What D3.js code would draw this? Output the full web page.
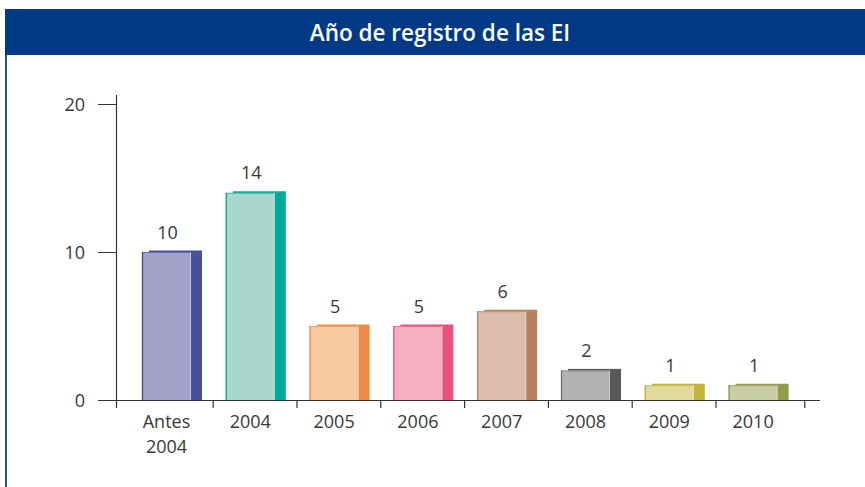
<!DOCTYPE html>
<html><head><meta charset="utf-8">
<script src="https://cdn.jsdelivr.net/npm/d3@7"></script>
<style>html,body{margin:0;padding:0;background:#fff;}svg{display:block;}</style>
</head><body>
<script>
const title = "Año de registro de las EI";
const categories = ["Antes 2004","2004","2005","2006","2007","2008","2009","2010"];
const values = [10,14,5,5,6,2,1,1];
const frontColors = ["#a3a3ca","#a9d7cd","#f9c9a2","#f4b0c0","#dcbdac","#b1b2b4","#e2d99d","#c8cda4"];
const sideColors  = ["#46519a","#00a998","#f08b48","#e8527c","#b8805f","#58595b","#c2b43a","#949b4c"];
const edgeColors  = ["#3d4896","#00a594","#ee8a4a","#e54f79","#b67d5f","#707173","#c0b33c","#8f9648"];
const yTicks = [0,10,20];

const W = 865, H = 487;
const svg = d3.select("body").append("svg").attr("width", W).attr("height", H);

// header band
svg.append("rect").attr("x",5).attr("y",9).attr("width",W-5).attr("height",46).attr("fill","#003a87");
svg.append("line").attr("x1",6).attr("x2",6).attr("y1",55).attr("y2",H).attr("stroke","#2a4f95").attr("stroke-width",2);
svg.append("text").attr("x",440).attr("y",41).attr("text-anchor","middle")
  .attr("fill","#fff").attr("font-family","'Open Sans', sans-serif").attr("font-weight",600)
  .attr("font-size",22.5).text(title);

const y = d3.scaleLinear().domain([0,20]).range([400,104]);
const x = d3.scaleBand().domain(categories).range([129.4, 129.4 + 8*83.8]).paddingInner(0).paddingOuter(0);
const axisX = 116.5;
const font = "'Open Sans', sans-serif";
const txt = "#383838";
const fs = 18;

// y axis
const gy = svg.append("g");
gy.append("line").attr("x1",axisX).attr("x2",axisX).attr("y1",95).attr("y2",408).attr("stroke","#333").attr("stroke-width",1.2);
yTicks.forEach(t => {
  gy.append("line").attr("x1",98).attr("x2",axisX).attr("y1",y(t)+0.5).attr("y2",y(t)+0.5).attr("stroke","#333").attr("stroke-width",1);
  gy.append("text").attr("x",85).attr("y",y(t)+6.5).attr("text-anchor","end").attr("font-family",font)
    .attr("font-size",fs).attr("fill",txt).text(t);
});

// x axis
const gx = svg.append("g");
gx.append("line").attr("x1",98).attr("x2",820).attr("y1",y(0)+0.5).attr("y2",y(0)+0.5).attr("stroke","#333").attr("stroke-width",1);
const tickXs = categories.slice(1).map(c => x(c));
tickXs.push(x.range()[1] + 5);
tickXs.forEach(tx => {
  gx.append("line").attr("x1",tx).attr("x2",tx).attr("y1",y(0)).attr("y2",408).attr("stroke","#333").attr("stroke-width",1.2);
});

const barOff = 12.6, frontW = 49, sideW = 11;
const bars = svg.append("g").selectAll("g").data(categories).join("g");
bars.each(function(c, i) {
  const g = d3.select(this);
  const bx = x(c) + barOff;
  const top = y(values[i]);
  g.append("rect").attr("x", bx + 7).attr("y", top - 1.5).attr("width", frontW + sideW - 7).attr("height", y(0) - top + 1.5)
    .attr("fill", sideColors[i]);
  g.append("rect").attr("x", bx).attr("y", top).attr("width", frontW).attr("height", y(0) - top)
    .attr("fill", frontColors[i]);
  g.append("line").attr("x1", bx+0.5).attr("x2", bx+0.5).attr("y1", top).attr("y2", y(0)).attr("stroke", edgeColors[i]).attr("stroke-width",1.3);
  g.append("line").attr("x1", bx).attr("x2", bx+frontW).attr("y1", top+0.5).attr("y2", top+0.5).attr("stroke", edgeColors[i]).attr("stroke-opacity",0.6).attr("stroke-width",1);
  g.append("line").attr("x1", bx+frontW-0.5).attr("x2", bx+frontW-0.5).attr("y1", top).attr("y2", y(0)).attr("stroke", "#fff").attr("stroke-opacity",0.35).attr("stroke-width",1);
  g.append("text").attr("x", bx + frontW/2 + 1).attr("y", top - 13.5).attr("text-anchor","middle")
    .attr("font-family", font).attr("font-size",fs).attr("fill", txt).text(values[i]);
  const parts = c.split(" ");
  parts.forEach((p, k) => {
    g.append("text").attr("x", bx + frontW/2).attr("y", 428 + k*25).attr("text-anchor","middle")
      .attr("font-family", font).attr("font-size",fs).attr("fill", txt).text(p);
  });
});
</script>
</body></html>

****************

> _What is being asked_
Return the whole listing, word for word, and leave out every picture.

> _The output_
What D3.js code would draw this? Output the full web page.
<!DOCTYPE html>
<html><head><meta charset="utf-8">
<script src="https://cdn.jsdelivr.net/npm/d3@7"></script>
<style>html,body{margin:0;padding:0;background:#fff;}svg{display:block;}</style>
</head><body>
<script>
const title = "Año de registro de las EI";
const categories = ["Antes 2004","2004","2005","2006","2007","2008","2009","2010"];
const values = [10,14,5,5,6,2,1,1];
const frontColors = ["#a3a3ca","#a9d7cd","#f9c9a2","#f4b0c0","#dcbdac","#b1b2b4","#e2d99d","#c8cda4"];
const sideColors  = ["#46519a","#00a998","#f08b48","#e8527c","#b8805f","#58595b","#c2b43a","#949b4c"];
const edgeColors  = ["#3d4896","#00a594","#ee8a4a","#e54f79","#b67d5f","#707173","#c0b33c","#8f9648"];
const yTicks = [0,10,20];

const W = 865, H = 487;
const svg = d3.select("body").append("svg").attr("width", W).attr("height", H);

// header band
svg.append("rect").attr("x",5).attr("y",9).attr("width",W-5).attr("height",46).attr("fill","#003a87");
svg.append("line").attr("x1",6).attr("x2",6).attr("y1",55).attr("y2",H).attr("stroke","#2a4f95").attr("stroke-width",2);
svg.append("text").attr("x",440).attr("y",41).attr("text-anchor","middle")
  .attr("fill","#fff").attr("font-family","'Open Sans', sans-serif").attr("font-weight",600)
  .attr("font-size",22.5).text(title);

const y = d3.scaleLinear().domain([0,20]).range([400,104]);
const x = d3.scaleBand().domain(categories).range([129.4, 129.4 + 8*83.8]).paddingInner(0).paddingOuter(0);
const axisX = 116.5;
const font = "'Open Sans', sans-serif";
const txt = "#383838";
const fs = 18;

// y axis
const gy = svg.append("g");
gy.append("line").attr("x1",axisX).attr("x2",axisX).attr("y1",95).attr("y2",408).attr("stroke","#333").attr("stroke-width",1.2);
yTicks.forEach(t => {
  gy.append("line").attr("x1",98).attr("x2",axisX).attr("y1",y(t)+0.5).attr("y2",y(t)+0.5).attr("stroke","#333").attr("stroke-width",1);
  gy.append("text").attr("x",85).attr("y",y(t)+6.5).attr("text-anchor","end").attr("font-family",font)
    .attr("font-size",fs).attr("fill",txt).text(t);
});

// x axis
const gx = svg.append("g");
gx.append("line").attr("x1",98).attr("x2",820).attr("y1",y(0)+0.5).attr("y2",y(0)+0.5).attr("stroke","#333").attr("stroke-width",1);
const tickXs = categories.slice(1).map(c => x(c));
tickXs.push(x.range()[1] + 5);
tickXs.forEach(tx => {
  gx.append("line").attr("x1",tx).attr("x2",tx).attr("y1",y(0)).attr("y2",408).attr("stroke","#333").attr("stroke-width",1.2);
});

const barOff = 12.6, frontW = 49, sideW = 11;
const bars = svg.append("g").selectAll("g").data(categories).join("g");
bars.each(function(c, i) {
  const g = d3.select(this);
  const bx = x(c) + barOff;
  const top = y(values[i]);
  g.append("rect").attr("x", bx + 7).attr("y", top - 1.5).attr("width", frontW + sideW - 7).attr("height", y(0) - top + 1.5)
    .attr("fill", sideColors[i]);
  g.append("rect").attr("x", bx).attr("y", top).attr("width", frontW).attr("height", y(0) - top)
    .attr("fill", frontColors[i]);
  g.append("line").attr("x1", bx+0.5).attr("x2", bx+0.5).attr("y1", top).attr("y2", y(0)).attr("stroke", edgeColors[i]).attr("stroke-width",1.3);
  g.append("line").attr("x1", bx).attr("x2", bx+frontW).attr("y1", top+0.5).attr("y2", top+0.5).attr("stroke", edgeColors[i]).attr("stroke-opacity",0.6).attr("stroke-width",1);
  g.append("line").attr("x1", bx+frontW-0.5).attr("x2", bx+frontW-0.5).attr("y1", top).attr("y2", y(0)).attr("stroke", "#fff").attr("stroke-opacity",0.35).attr("stroke-width",1);
  g.append("text").attr("x", bx + frontW/2 + 1).attr("y", top - 13.5).attr("text-anchor","middle")
    .attr("font-family", font).attr("font-size",fs).attr("fill", txt).text(values[i]);
  const parts = c.split(" ");
  parts.forEach((p, k) => {
    g.append("text").attr("x", bx + frontW/2).attr("y", 428 + k*25).attr("text-anchor","middle")
      .attr("font-family", font).attr("font-size",fs).attr("fill", txt).text(p);
  });
});
</script>
</body></html>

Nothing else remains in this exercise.